I want to spend less time antagonizing and more time crafting alternative futures where we don't have to fight each other for resources and care.
For an introvert like me, it may look like shifting my activism towards small-scale projects and recognizing personal relationships as locations of mutual transformation.
Yes, this is what Jordan Peterson's saying when he's saying tidy your room.
If you tidy and maintain the space around you, including your personal relationships, obviously, then you will actually be contributing to the positive change in the world that you want to see.
And the more people who do this, the more positive change will exist in the world.
And before you know it, the world around you will be as you want it to be.
It will be less oppressive.
And you won't even have had to call anyone out on social media to do it.
And I really do think that it's the highly oppressive nature of social justice that has led to Generation Z being nothing like millennials.
A political science professor in Pennsylvania says Democrats need to worry, because the generation replacing their millennial allies on college campuses has a distinct libertarian streak.
Wow.
Really, if you have highly, highly oppressive social structures from what are basically your older siblings, and you don't particularly like being controlled, which who does, let's be fair, no shit you're going to develop a libertarian streak.
But hey, that plays great to us in the sort of left-wing, liberal, or even right-wing libertarian movements.
That's good for us.
You have created our new generation of activists who want essentially the same things as us, and they don't want to be controlled by social justice warriors.
Well done, you have crafted your own demise.
Jeff Brower, a professor at Keystone College, has been gathering data on Generation Z and recently told the New York Post that he expects the rising generation of college students to differ markedly from those currently dominating campus culture.
Good.
Maybe these ones will actually be half decent.
Politically, Generation Z is liberal, moderate with social issues, like support for marriage equality and civil rights, but moderate-conservative with fiscal and security issues.

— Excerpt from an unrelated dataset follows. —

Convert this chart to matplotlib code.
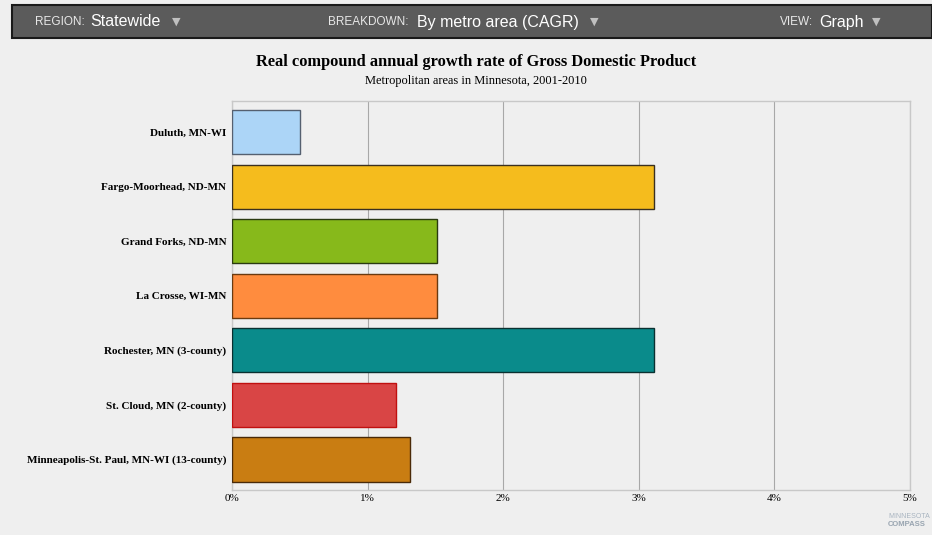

While many are not connected to the two major parties and lean independent, Generation Z's inclinations generally fit moderate Republicans.
So I think what he's saying here is that there is definitely a space for a sort of centrist party to bring the best elements of the centre-right and the centre-left together and actually appeal to these people.
So if you're that kind of person, you're watching this now and you're thinking, maybe I will go into politics.
That's a good start.
That's your base.
That's your demographic.
They're the people who are going to be legitimately interested and invested in what you have to present, as long as it's not highly oppressive and rigidly controlling.
And why would it be?
If you're listening to this video, you're probably not that kind of person.
He says, pollsters need to pay attention to Generation Z. People and politicians need to recognize that they aren't millennials and shouldn't be lumped in.
There's virtually no attention paid to this demographic.
The Democratic candidates lost 5% of the youth vote nationally, down from 60% to 55%.
In Florida, Democrats' margin of victory among the young dropped 16 percentage points.
In both Ohio and Pennsylvania, the drop was 19 points.
In Wisconsin, 20 points.
Brower believes that this is indicative of more than a one-time phenomenon, saying it is much more likely that the precipitous drops were due to a more conservative Generation Z being able for the first time to express their political inclinations, especially in the economically hard-hit swing states.
You're fucked, social justice.
This is, these are the people that will eventually kill you.
You will be regarded the way I regard the evangelical Christians.
You're just like, oh god, not all these shrieking race-obsessed harpies again.
They will drive you out of the temple like the race-based money changers that you are.
And good.
Good riddance to you.
And the thing is, if you're a political YouTuber, you should be trying to talk to these people.
I don't know how you can reach them.
But definitely try and talk to these people and say, hey, look, there are actually a large number of marginalized people from the mainstream political conversation who are really on your side on these issues.
We understand what these people have been like towards you.
Can you even imagine being a young kid growing up and among these sorts of social justice warriors?
The sort of cult-like oppressive mentality that wants to segregate everyone by race, gender, and sexuality and thinking, I just don't want this.
You know, I don't want to be told that I was born wrong, you know, as a kid and a teenager.
Why would anyone want that?
So it's so awful.
They say these findings could give Republicans hope for capturing a large share of the youth vote in future elections, but Brower cautions that while Generation Z will likely be more conservative than millennials, which literally anyone is going to be more conservative than millennials, these people could basically be Noam Chonsky acolytes and they'd be more conservative than millennials.
They will not actively seek out the GOP unless the party takes steps to conform with their more moderate social views, and could be driven away by a significant rightward lurch.
Yeah, I don't think these people are going to like the GOP at all.
This is why I think that it might actually be a good time for people in the centre who agree with some centre-left policies and some centre-right policies, most likely centre-left policies on social issues and centre-right policies on economic and security issues, to actually start finding an identity and a brand that they can give to people, they can present.
This is what they should be doing at this moment, I think.
This generation is different, but they're about to have a profound impact on commerce, politics, and trends.
If politicians and business leaders aren't paying attention yet, they better because they're about to change the world.
Now, remember, these are the people that PewDiePie is speaking to right now.
Right now.
When he made his video the other day, bitching out the wage gap and calling out feminism, these people are affected by that.
And don't forget, there was a poll done where about two millennials, uh, two Generation Z. What did you know?
YouTube was known and cool.
The Wall Street Journal was known and uncool.
And this is the generation that we're talking about, I think.
So basically start thinking about how to appeal to them.
Because we're going to need them if we want to prevent a significant rightward lurch to more identity politics, more authoritarian, controlling, race-based bullshit.
You know, the alt-right and the SJWs are just a mirror image of each other.